TORY councillors are prepared to back plans for a new town on Colchester’s border with Tendring, but not the proposed 16,858 home settlement at West Tey.

Plans to set up delivery vehicles for proposed garden communities are due to be discussed at a full Colchester Council meeting tonight, after Cabinet members recommended them for approval last week.

Conservative members say they will back the new 6,608-home town to the east of Colchester, but believe alternatives are available to the site on the border with Braintree.

The new towns would see infrastructure including roads, medical facilities and schools built before housing.

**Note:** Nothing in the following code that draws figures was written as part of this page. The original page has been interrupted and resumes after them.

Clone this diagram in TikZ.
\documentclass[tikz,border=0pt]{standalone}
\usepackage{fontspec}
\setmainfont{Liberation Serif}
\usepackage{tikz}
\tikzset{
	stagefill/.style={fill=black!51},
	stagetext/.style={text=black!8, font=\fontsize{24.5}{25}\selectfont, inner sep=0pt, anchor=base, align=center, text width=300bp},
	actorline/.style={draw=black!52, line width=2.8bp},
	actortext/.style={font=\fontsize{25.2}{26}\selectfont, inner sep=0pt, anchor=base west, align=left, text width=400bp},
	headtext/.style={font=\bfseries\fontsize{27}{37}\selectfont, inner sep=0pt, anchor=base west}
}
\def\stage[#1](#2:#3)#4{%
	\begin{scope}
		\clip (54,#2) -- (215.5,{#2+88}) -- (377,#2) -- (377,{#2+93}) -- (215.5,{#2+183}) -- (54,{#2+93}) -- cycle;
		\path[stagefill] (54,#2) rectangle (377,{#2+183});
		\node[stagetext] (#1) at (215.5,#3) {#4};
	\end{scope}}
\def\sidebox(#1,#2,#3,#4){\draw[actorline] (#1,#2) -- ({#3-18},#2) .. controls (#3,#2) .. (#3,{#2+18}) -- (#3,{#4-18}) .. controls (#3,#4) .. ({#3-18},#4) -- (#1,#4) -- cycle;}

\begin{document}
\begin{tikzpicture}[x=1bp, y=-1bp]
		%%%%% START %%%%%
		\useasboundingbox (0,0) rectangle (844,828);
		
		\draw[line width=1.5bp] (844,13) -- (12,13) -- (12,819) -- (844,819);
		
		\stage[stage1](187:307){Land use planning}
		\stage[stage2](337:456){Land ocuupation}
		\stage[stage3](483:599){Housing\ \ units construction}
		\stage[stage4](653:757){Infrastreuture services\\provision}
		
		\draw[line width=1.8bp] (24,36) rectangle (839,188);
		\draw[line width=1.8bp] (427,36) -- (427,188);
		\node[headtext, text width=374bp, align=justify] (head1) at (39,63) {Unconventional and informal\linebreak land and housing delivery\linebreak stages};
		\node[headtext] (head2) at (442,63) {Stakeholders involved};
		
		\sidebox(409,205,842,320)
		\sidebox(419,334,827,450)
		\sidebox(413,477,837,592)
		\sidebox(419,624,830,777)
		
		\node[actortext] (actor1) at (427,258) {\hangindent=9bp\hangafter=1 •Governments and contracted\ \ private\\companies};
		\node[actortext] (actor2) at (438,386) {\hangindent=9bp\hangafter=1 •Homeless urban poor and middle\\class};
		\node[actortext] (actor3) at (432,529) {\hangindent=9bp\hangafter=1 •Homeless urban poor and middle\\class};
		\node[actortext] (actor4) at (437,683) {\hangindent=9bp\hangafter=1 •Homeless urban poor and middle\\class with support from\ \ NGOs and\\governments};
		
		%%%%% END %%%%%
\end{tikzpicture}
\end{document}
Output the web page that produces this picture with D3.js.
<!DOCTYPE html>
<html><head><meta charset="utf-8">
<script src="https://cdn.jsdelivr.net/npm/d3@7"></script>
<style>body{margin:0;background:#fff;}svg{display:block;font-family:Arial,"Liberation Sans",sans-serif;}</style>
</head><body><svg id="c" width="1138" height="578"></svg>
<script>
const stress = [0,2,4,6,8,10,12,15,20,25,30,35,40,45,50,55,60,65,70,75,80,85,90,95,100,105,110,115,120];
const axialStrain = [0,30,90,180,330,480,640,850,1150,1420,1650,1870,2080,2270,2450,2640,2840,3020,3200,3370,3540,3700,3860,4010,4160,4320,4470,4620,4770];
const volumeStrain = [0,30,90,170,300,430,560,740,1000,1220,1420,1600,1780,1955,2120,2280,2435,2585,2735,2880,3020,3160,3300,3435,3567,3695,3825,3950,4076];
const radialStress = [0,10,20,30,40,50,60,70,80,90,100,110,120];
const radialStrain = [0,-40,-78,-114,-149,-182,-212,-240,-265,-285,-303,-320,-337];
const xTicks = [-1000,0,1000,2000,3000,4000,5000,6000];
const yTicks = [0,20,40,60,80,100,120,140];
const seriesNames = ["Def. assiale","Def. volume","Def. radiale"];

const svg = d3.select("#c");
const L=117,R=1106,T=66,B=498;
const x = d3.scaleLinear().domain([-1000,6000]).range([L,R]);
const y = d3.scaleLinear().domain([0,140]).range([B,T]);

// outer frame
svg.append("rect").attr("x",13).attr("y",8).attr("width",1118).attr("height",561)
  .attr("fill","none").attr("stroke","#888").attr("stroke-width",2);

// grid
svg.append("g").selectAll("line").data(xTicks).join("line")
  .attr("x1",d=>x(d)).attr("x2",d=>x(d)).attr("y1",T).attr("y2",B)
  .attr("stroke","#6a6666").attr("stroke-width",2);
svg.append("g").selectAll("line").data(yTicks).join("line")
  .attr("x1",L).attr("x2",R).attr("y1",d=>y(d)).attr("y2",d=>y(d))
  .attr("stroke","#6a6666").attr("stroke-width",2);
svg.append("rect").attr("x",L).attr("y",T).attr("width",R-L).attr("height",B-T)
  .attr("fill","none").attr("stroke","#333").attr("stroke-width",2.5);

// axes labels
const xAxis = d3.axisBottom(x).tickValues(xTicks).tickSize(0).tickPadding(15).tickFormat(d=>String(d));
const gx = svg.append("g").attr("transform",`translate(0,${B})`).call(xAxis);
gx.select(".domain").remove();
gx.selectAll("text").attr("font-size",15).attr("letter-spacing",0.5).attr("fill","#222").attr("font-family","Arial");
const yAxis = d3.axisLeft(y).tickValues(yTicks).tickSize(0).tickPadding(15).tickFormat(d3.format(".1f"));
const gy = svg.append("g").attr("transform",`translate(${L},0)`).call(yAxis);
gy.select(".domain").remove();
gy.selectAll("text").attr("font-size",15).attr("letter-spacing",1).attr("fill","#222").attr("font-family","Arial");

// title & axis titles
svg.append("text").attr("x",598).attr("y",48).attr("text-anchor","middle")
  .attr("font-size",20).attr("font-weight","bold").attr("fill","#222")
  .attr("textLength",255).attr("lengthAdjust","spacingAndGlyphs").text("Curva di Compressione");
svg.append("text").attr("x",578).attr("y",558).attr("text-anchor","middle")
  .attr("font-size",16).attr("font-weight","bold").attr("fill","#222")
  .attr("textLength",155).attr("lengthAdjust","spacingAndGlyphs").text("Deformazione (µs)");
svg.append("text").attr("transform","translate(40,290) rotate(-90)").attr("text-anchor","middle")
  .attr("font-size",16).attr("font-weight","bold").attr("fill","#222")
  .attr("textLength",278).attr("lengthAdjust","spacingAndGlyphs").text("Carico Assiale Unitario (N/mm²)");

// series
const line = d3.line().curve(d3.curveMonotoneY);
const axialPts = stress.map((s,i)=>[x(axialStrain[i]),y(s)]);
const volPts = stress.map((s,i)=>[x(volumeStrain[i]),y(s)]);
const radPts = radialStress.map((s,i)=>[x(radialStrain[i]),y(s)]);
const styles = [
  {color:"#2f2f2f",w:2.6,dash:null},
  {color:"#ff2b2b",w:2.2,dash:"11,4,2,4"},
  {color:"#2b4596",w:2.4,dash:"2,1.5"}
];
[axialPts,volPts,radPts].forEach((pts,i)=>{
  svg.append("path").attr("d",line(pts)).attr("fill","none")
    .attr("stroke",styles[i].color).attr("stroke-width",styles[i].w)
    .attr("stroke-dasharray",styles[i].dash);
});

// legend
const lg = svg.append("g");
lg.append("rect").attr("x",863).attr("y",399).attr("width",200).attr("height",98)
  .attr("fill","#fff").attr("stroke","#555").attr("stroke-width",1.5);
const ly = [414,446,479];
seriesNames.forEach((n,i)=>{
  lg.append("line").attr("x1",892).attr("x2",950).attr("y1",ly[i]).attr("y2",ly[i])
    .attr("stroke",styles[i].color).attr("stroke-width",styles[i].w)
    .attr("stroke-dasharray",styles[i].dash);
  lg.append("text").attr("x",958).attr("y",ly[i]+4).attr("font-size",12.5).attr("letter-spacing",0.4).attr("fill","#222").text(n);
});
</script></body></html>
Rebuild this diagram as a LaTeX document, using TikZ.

Conservative group leader Dennis Willetts said the Tendring border plans were more robust because of the jobs which can be provided at Essex University and the Knowledge Gateway and the provision for open space around the new towns.

He said: “We support a vision of sustainable garden communities in which strategic transport infrastructure will be provided before any housing development is completed.

“These requirements can certainly be achieved in a Colchester-Tendring border garden community

“The position is very different for a Colchester-Braintree borders garden community.

“This over-optimistic proposal would see high-density housing extending continuously from Stanway to Coggeshall, breaching the garden concept, with a weak economic case, grossly insufficient local jobs resulting in dormitory houses for commuters to London and other centres of actual employment.”

The Conservative group will recommend limited expansion in Marks Tey and development on brownfield sites including Middlewick Ranges.

The garden settlement plans would see homes built steadily over the next five decades and last week Colchester Council leader Paul Smith (Lib Dem) told the Gazette they were the best way forward as councils would be able to lead the projects, rather than developers.

Mr Smith said it was the only way to ensure sufficient infrastructure was provided along with new homes.